The past few days we noticed Clayton's hair just falling out. No, it was not gradual, it literally started shedding like a puppy dog. Honestly, I was dreading this. I just have been so nervous about his little bald head. I guess thinking that once I saw it, it would just make this journey so real. AND.. of course, I was nervous about how HE would handle it. But, today.. it had to be done. The hair had to go.. so we loaded up and went to Great Clips. As the hairdresser started shaving his head, I saw that he was going to be completely bald. So, quickly I hollered at her ... " Let's leave a Mohawk!". She just smiled and left a little strip in the top, gelled it up, and he was in LOVE. Of course, I know the mohawk will also be short lived, but at least for today, it left a little boy smiling.. and several kids in the waiting room jealous as their moms rolled their eyes at me for being the "tacky" mom that would allow her son to look like that. All of them totally unaware of my motives. The looks continued as we ventured to Walmart to pick up a few things. There were several elderly people that were rolling their eyes and looking so disturbed by the hair. Just a reminder to " Judge Not..."I remind myself of this as I was also disturbed by their willingness to go out in public in slippers and pajama pants :) Just sayin... Just sayin.
Because I knew the hair was going, I asked sweet Heather to take a few family pics in the bluebonnets. I love bluebonnet pictures. So, we marked to beginning of our journey with some cute pictures in the bluebonnets on a gorgeous Spring night.

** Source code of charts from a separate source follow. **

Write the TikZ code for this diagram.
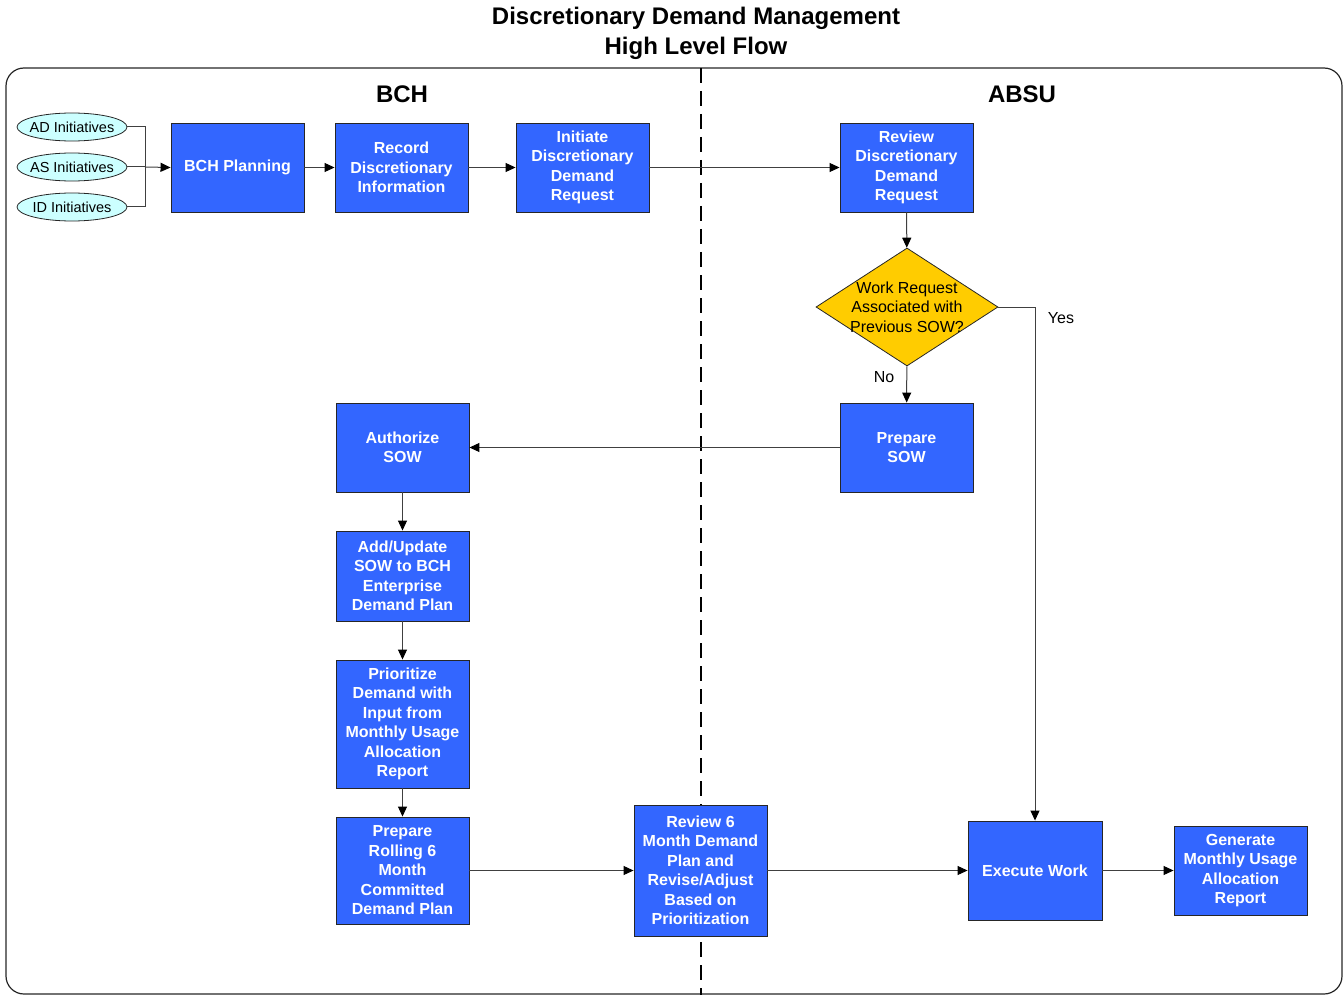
\documentclass[tikz,border=0pt]{standalone}
\usepackage{fontspec}
\setmainfont{Liberation Sans}
\usetikzlibrary{shapes.geometric,arrows.meta}
\definecolor{boxblue}{RGB}{51,102,255}
\definecolor{decyellow}{RGB}{255,204,0}
\definecolor{ellcyan}{RGB}{204,255,255}
\tikzset{
  stepbox/.style={draw=black!85, line width=0.9pt, fill=boxblue, text=white,
    font=\bfseries\fontsize{16}{19.5}\selectfont, align=center,
    minimum width=133pt, minimum height=89pt, inner sep=0pt},
  initell/.style={draw=black!85, line width=0.8pt, fill=ellcyan, ellipse,
    minimum width=110pt, minimum height=28pt, inner sep=0pt},
  decnode/.style={draw=black!85, line width=0.8pt, fill=decyellow, diamond,
    minimum width=182pt, minimum height=118pt, inner sep=0pt},
  conn/.style={draw=black!75, line width=1pt},
  arr/.style={conn, -{Triangle[length=10pt,width=9pt,color=black]}},
  lbl/.style={font=\fontsize{16}{20}\selectfont, inner sep=0pt},
}
\begin{document}
\begin{tikzpicture}[x=1pt,y=-1pt]
\useasboundingbox (0,0) rectangle (1344,995);
% title
\node[font=\bfseries\fontsize{24}{30}\selectfont, align=center, inner sep=0pt] (title) at (696,33) {Discretionary Demand Management\\High Level Flow};
% frame
\draw[line width=1.2pt, rounded corners=18pt, black!85] (6,68) rectangle (1342,994);
\coordinate (dtop) at (701,68);
\coordinate (dbot) at (701,995);
\draw[line width=2.6pt, dash pattern=on 15pt off 8pt] (dtop) -- (dbot);
\node[font=\bfseries\fontsize{24}{28}\selectfont, inner sep=0pt] (bch) at (402,94) {BCH};
\node[font=\bfseries\fontsize{24}{28}\selectfont, inner sep=0pt] (absu) at (1022,94) {ABSU};

% ellipses
\node[initell, label={[font=\fontsize{14.5}{17}\selectfont]center:AD Initiatives}] (ad) at (72,127) {};
\node[initell, label={[font=\fontsize{14.5}{17}\selectfont]center:AS Initiatives}] (as) at (72,167) {};
\node[initell, label={[font=\fontsize{14.5}{17}\selectfont]center:ID Initiatives}] (id) at (72,207) {};
\coordinate (join) at (145,167);

% boxes
\node[stepbox] (plan) at (237.5,167.5) {BCH Planning};
\node[stepbox] (rec) at (401.5,167.5) {Record\\Discretionary\\Information};
\node[stepbox] (init) at (582.5,167.5) {Initiate\\Discretionary\\Demand\\Request};
\node[stepbox] (rev) at (906.5,167.5) {Review\\Discretionary\\Demand\\Request};
\node[decnode, label={[font=\fontsize{16}{19.5}\selectfont, align=center]center:Work Request\\Associated with\\Previous SOW?}] (dec) at (907,307) {};
\node[stepbox] (prep) at (906.5,447.5) {Prepare\\SOW};
\node[stepbox] (auth) at (402.5,447.5) {Authorize\\SOW};
\node[stepbox, minimum height=90pt] (add) at (402.5,576) {Add/Update\\SOW to BCH\\Enterprise\\Demand Plan};
\node[stepbox, minimum height=128pt] (prio) at (402.5,724) {Prioritize\\Demand with\\Input from\\Monthly Usage\\Allocation\\Report};
\node[stepbox, minimum height=107pt] (roll) at (402.5,870.5) {Prepare\\Rolling 6\\Month\\Committed\\Demand Plan};
\node[stepbox, minimum height=131pt] (rev6) at (700.5,870.5) {Review 6\\Month Demand\\Plan and\\Revise/Adjust\\Based on\\Prioritization};
\node[stepbox, minimum width=134pt, minimum height=99pt] (exec) at (1035,870.5) {Execute Work};
\node[stepbox] (gen) at (1240.5,870.5) {Generate\\Monthly Usage\\Allocation\\Report};

% connectors
\draw[conn] (ad.east) -| (join);
\draw[conn] (id.east) -| (join);
\draw[conn] (as.east) -- (join);
\draw[arr] (join) -- (plan.west);
\draw[arr] (plan) -- (rec);
\draw[arr] (rec) -- (init);
\draw[arr] (init) -- (rev);
\draw[arr] (rev) -- (dec);
\draw[arr] (dec) -- node[lbl, pos=0.3, left=12pt] (no) {No} (prep);
\coordinate (ybend) at (1035,307);
\draw[arr] (dec.east) -- (ybend) -- (exec.north);
\node[lbl] (yes) at (1061,318) {Yes};
\draw[arr] (prep) -- (auth);
\draw[arr] (auth) -- (add);
\draw[arr] (add) -- (prio);
\draw[arr] (prio) -- (roll);
\draw[arr] (roll) -- (rev6);
\draw[arr] (rev6) -- (exec);
\draw[arr] (exec) -- (gen);
\end{tikzpicture}
\end{document}
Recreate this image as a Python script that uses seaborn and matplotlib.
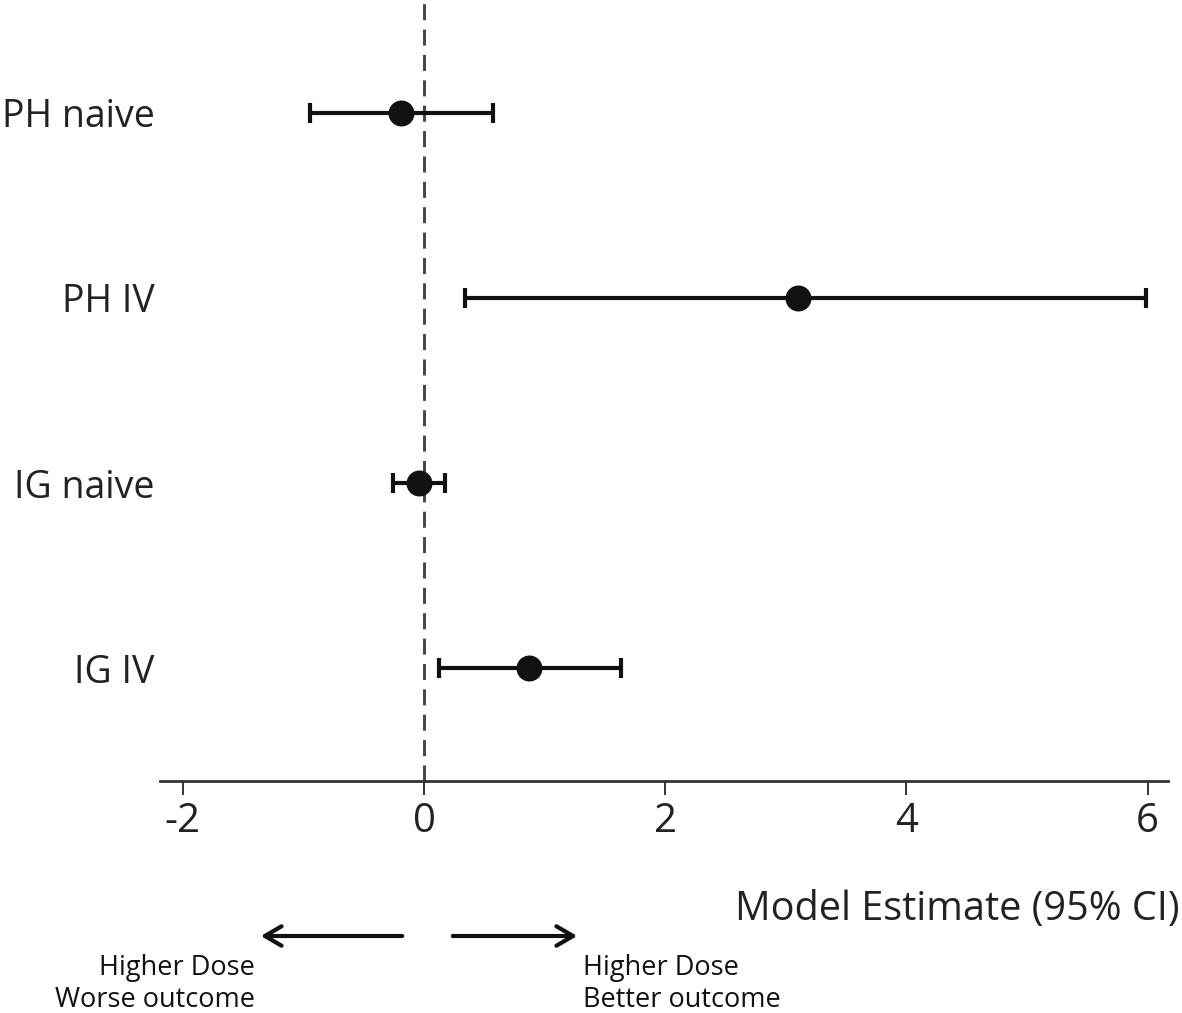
import matplotlib
matplotlib.use("Agg")
import matplotlib.pyplot as plt
import seaborn as sns
import pandas as pd
import numpy as np

groups = ["PH naive", "PH IV", "IG naive", "IG IV"]
estimates = [-0.19, 3.10, -0.04, 0.87]
ci_low = [-0.95, 0.34, -0.26, 0.12]
ci_high = [0.57, 5.99, 0.17, 1.63]
xticks = [-2, 0, 2, 4, 6]

sns.set_theme(style="white")
FONT = ["Open Sans", "DejaVu Sans"]
plt.rcParams["font.family"] = FONT

df = pd.DataFrame({"group": groups, "est": estimates, "lo": ci_low, "hi": ci_high})
df["pos"] = np.arange(len(groups))

W, H = 1182, 1013
fig = plt.figure(figsize=(W / 100, H / 100), dpi=100)
ax = fig.add_axes([160 / W, 1 - 781 / H, (1168 - 160) / W, 781 / H])

ax.axvline(0, color="#444444", lw=2.1, linestyle=(0, (5.5, 3.2)), zorder=1)
ax.errorbar(df["est"], df["pos"], xerr=[df["est"] - df["lo"], df["hi"] - df["est"]],
            fmt="none", ecolor="#111111", elinewidth=3, capsize=7.2, capthick=3, zorder=2)
sns.scatterplot(data=df, x="est", y="pos", ax=ax, s=350, color="#111111",
                edgecolor="#111111", linewidth=0, zorder=3, legend=False)

ax.set_xlim(-2.19, 6.17)
ax.set_ylim(3.61, -0.61)
ax.set_yticks(df["pos"])
ax.set_yticklabels(groups, fontsize=27, color="#222222")
ax.set_xticks(xticks)
ax.set_xticklabels([str(t) for t in xticks], fontsize=29, color="#222222")
ax.tick_params(axis="y", length=0, pad=4)
ax.tick_params(axis="x", direction="out", length=10, width=1.3, color="#222222",
               pad=5, bottom=True)
for s in ["top", "right", "left"]:
    ax.spines[s].set_visible(False)
ax.spines["bottom"].set_color("#333333")
ax.spines["bottom"].set_linewidth(2)
ax.set_xlabel("")
ax.set_ylabel("")
ax.grid(False)

def fx(px):
    return px / W

def fy(py):
    return 1 - py / H

fig.text(fx(1180), fy(910), "Model Estimate (95% CI)", ha="right", va="center",
         fontsize=28.5, color="#222222")
fig.patches.append(matplotlib.patches.FancyArrowPatch(
    (fx(405), fy(936)), (fx(258), fy(936)), transform=fig.transFigure,
    arrowstyle="->,head_length=0.6,head_width=0.35", lw=3, color="#111111",
    mutation_scale=20))
fig.patches.append(matplotlib.patches.FancyArrowPatch(
    (fx(450), fy(936)), (fx(580), fy(936)), transform=fig.transFigure,
    arrowstyle="->,head_length=0.6,head_width=0.35", lw=3, color="#111111",
    mutation_scale=20))
fig.text(fx(255), fy(984), "Higher Dose\nWorse outcome", ha="right", va="center",
         fontsize=19.5, color="#111111", linespacing=1.2)
fig.text(fx(583), fy(984), "Higher Dose\nBetter outcome", ha="left", va="center",
         fontsize=19.5, color="#111111", linespacing=1.2)

fig.savefig("out.png", dpi=100, facecolor="white")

Today we had little chemo that we were able to have administered here in Waco at the Cooks Satellite Clinic at Hillcrest. What a blessing! Our friend Temi was able to do it, and we also met one of the Cooks doctors who happened to be in clinic today in Waco. How awesome! He is friends with the doctors from Texas Children's, and they all seem to be happy to work together to give Clayton the best care possible. The idea that they rise together and work to help us is humbling and precious. It's obvious they all truly love what they do. Clayton's blood work today shows good White Cell counts among other good things, and the doctor says we should expect Clayton to have a great week. He'll do his next overnight chemo in Ft. Worth at Cooks on Wednesday/Thursday of this next week. We are using Cooks instead of Tx Childrens this week for convenience. 1.5 hour drive is a blessing compared to 4 hrs.
I was thinking earlier today how time is flying. A month ago today I was in the waiting room at Texas Children's while my baby was in the MRI machine. It was probably the darkest day of my life. I was literally on my knees in front of all the waiting parents crying and begging God to give us a clean report.... a good word... a great prognosis. I was completely unaware of anyone else around me who was watching me.. just me and God..lots of tears.. and the floor. A month later, we're actually ok.. We're surviving. We're taking one day at a time, and it's okay. We have a long road, but we're on it. We're moving forward. We're laying it at the feet of Jesus, being Held and expecting great things. Our son is smiling most days, we've felt loved like never before by our friends, and we're confident that God is doing an amazing work in our little guy. The Lord is sustaining us.
AND... this little bald head is not as scary and frustrating as I expected it to be. " He's Bald... But He's Living"... quoted from a sweet Cajun mom in the Texas Children's Playroom. As Clayton's little shirt says below.. " Life Is Good"... Embrace it!